### [EXERCISE DIRECTIONS]
Below are the records; give again exactly the lines from the one containing "Convert this chart to matplotlib code." through the one containing "label=series_labels[1], zorder=3)", leaving out pictures.

### [ENTRIES]
----

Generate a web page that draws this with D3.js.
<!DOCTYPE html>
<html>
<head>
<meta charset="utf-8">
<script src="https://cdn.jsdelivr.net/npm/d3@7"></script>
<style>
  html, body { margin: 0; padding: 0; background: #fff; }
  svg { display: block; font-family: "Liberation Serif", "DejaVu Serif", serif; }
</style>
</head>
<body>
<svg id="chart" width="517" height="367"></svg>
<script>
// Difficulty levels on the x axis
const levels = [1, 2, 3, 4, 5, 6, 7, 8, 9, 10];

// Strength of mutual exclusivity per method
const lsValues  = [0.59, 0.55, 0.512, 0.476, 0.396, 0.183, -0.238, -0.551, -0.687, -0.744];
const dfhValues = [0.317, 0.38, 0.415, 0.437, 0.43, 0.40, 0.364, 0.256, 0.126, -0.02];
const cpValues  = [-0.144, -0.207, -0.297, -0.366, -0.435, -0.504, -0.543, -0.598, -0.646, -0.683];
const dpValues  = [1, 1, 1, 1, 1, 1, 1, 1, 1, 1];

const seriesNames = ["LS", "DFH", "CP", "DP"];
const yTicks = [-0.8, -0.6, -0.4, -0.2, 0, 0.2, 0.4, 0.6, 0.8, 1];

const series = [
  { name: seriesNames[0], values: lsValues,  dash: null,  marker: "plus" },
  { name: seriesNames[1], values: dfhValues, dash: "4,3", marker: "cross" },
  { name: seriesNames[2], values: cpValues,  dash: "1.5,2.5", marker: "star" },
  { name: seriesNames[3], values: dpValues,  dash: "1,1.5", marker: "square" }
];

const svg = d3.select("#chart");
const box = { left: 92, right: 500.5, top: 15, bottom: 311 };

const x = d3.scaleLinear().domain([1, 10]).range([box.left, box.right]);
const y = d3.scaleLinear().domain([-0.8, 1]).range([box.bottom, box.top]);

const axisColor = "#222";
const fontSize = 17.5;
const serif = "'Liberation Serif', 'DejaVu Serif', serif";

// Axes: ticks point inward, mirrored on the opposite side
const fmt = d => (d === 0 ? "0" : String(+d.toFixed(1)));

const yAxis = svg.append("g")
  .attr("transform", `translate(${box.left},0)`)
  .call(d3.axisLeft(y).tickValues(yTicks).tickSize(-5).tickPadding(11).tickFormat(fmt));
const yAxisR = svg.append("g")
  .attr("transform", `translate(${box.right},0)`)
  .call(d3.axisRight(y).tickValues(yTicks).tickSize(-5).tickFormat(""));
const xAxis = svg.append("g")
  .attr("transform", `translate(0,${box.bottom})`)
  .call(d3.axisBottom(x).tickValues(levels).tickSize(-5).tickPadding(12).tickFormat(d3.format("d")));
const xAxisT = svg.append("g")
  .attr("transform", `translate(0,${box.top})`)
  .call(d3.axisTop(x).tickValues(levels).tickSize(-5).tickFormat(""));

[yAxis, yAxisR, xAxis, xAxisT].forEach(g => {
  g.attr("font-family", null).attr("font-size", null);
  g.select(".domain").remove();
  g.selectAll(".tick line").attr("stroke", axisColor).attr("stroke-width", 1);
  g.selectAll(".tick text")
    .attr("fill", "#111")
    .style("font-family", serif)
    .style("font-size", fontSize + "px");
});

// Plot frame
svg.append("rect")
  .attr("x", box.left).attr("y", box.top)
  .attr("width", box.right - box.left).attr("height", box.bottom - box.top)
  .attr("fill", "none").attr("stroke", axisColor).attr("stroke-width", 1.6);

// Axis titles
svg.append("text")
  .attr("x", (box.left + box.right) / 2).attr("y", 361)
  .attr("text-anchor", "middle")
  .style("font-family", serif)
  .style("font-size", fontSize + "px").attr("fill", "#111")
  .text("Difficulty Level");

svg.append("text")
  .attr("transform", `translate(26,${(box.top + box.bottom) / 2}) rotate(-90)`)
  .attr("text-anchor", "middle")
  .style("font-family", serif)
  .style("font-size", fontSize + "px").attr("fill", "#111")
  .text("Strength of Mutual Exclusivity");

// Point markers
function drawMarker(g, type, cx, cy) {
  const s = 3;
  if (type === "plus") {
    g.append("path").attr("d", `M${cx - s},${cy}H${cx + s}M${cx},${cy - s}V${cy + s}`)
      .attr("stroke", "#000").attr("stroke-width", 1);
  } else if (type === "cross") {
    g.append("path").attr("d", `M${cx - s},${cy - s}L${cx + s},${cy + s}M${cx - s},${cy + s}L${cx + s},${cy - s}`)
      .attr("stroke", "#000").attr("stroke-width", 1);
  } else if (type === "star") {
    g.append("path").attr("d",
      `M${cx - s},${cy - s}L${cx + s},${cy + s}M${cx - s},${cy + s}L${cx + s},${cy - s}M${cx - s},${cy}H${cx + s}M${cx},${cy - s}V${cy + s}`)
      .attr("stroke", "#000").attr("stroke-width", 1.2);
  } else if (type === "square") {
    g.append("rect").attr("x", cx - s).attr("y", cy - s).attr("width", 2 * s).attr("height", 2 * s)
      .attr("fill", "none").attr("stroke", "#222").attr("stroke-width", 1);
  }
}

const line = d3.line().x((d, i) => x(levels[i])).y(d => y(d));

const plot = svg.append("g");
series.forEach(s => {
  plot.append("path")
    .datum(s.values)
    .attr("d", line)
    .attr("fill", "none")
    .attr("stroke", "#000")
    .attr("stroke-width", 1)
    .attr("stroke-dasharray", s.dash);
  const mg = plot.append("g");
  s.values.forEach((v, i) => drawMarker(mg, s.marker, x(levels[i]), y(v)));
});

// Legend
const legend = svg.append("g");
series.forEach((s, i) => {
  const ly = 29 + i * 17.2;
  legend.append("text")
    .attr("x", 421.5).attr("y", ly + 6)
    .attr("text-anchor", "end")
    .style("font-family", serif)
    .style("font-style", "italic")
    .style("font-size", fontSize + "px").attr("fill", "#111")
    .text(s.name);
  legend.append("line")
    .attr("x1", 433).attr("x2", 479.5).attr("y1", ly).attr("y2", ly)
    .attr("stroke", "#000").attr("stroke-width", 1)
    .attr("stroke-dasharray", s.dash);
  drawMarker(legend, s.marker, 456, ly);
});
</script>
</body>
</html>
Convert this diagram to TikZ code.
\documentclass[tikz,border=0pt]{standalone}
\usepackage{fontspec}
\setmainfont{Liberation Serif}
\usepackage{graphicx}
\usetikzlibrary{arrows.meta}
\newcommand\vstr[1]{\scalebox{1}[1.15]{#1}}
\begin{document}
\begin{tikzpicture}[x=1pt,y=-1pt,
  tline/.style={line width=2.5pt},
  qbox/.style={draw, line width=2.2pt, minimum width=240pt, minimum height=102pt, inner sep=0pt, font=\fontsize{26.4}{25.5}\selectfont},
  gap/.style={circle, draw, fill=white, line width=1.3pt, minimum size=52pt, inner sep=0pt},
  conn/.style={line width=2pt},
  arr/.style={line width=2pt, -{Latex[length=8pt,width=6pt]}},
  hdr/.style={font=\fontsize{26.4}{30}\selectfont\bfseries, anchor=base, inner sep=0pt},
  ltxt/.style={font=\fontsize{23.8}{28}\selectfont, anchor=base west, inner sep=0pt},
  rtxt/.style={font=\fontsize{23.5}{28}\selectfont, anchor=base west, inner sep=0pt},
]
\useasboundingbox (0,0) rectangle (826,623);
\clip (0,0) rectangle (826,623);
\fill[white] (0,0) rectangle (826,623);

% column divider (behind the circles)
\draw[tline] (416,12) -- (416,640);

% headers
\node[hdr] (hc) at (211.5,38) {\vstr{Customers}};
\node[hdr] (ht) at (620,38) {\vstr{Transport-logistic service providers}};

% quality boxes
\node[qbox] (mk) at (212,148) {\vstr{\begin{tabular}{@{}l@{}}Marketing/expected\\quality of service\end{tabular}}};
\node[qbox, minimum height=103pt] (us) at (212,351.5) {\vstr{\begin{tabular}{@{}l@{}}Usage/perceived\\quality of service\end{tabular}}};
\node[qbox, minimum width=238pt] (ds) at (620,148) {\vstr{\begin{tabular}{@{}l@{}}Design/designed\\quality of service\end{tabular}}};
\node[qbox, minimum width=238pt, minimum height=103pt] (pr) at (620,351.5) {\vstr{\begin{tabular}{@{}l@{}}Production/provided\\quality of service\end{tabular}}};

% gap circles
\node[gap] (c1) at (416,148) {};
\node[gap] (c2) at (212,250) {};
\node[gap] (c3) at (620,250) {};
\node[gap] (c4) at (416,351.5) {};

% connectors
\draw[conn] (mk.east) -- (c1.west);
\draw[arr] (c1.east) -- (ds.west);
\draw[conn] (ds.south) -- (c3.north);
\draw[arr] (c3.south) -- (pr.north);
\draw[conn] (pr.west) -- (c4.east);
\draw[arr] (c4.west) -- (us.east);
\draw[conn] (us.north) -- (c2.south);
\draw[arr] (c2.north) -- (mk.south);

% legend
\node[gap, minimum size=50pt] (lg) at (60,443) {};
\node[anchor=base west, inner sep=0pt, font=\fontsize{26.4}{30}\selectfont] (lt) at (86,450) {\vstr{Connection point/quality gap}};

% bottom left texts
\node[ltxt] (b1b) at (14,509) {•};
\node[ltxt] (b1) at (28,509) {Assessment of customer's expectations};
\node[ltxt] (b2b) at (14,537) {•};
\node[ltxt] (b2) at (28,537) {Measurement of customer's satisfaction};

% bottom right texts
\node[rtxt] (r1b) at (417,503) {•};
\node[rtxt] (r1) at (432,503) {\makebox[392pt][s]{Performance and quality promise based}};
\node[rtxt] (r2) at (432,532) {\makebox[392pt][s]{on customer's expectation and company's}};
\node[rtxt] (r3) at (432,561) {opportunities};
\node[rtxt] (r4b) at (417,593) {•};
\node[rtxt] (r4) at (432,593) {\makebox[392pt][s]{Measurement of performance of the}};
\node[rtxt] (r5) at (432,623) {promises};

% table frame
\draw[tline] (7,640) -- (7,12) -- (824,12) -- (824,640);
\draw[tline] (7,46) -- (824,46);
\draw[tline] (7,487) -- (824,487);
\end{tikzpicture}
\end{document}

----

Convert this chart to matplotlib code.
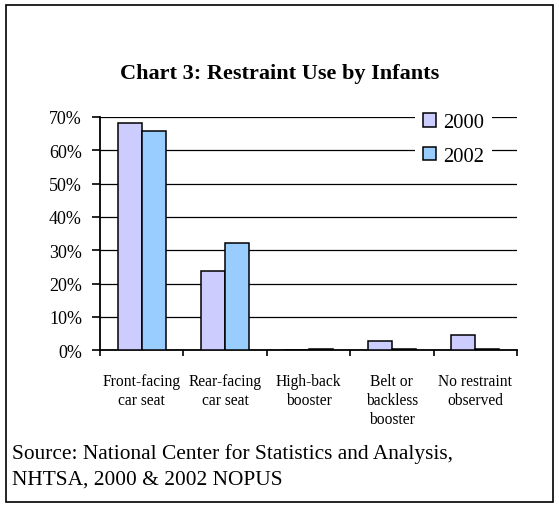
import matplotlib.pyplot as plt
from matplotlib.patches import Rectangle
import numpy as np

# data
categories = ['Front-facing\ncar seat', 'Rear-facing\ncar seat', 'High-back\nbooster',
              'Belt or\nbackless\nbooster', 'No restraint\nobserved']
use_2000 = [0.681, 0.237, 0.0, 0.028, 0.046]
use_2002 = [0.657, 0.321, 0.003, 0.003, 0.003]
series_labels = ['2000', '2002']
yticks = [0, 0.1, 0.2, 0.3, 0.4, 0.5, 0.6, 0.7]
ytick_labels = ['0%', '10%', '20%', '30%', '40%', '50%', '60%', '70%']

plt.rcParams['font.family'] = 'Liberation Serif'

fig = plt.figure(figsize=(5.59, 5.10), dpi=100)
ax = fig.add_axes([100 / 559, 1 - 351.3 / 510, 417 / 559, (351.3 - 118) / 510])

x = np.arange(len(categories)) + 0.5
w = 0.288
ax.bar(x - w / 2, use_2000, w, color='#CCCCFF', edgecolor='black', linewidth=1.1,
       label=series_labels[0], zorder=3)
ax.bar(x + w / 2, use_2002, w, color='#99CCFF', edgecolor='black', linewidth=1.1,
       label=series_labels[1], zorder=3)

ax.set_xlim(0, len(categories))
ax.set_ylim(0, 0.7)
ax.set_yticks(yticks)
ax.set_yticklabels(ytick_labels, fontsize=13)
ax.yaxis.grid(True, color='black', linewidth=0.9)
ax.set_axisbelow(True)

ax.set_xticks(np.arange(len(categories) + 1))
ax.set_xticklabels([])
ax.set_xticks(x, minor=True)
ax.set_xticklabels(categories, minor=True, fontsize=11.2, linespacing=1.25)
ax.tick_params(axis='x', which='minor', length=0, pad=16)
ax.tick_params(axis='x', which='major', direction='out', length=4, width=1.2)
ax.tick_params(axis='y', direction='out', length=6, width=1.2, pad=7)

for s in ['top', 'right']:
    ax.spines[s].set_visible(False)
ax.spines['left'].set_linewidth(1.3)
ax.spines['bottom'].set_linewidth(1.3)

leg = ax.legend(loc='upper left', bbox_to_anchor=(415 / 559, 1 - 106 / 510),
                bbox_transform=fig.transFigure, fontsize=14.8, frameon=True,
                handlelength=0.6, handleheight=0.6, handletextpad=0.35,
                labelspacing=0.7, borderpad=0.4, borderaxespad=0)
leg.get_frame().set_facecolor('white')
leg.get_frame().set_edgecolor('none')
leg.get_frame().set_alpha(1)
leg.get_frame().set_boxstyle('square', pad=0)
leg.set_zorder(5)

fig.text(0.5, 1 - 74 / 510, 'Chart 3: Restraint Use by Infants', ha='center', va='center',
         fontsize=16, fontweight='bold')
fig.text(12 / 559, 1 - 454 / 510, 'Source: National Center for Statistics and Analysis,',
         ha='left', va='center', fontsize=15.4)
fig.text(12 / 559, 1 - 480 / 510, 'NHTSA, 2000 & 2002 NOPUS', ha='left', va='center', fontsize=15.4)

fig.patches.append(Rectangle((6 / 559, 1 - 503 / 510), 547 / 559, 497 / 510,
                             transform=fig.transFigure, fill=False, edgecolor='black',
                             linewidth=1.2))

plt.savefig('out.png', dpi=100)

----

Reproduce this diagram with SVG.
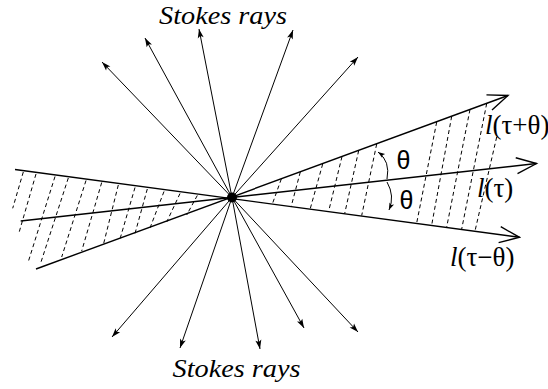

----

### [PROBLEM SOLUTION]
Convert this chart to matplotlib code.
import matplotlib.pyplot as plt
from matplotlib.patches import Rectangle
import numpy as np

# data
categories = ['Front-facing\ncar seat', 'Rear-facing\ncar seat', 'High-back\nbooster',
              'Belt or\nbackless\nbooster', 'No restraint\nobserved']
use_2000 = [0.681, 0.237, 0.0, 0.028, 0.046]
use_2002 = [0.657, 0.321, 0.003, 0.003, 0.003]
series_labels = ['2000', '2002']
yticks = [0, 0.1, 0.2, 0.3, 0.4, 0.5, 0.6, 0.7]
ytick_labels = ['0%', '10%', '20%', '30%', '40%', '50%', '60%', '70%']

plt.rcParams['font.family'] = 'Liberation Serif'

fig = plt.figure(figsize=(5.59, 5.10), dpi=100)
ax = fig.add_axes([100 / 559, 1 - 351.3 / 510, 417 / 559, (351.3 - 118) / 510])

x = np.arange(len(categories)) + 0.5
w = 0.288
ax.bar(x - w / 2, use_2000, w, color='#CCCCFF', edgecolor='black', linewidth=1.1,
       label=series_labels[0], zorder=3)
ax.bar(x + w / 2, use_2002, w, color='#99CCFF', edgecolor='black', linewidth=1.1,
       label=series_labels[1], zorder=3)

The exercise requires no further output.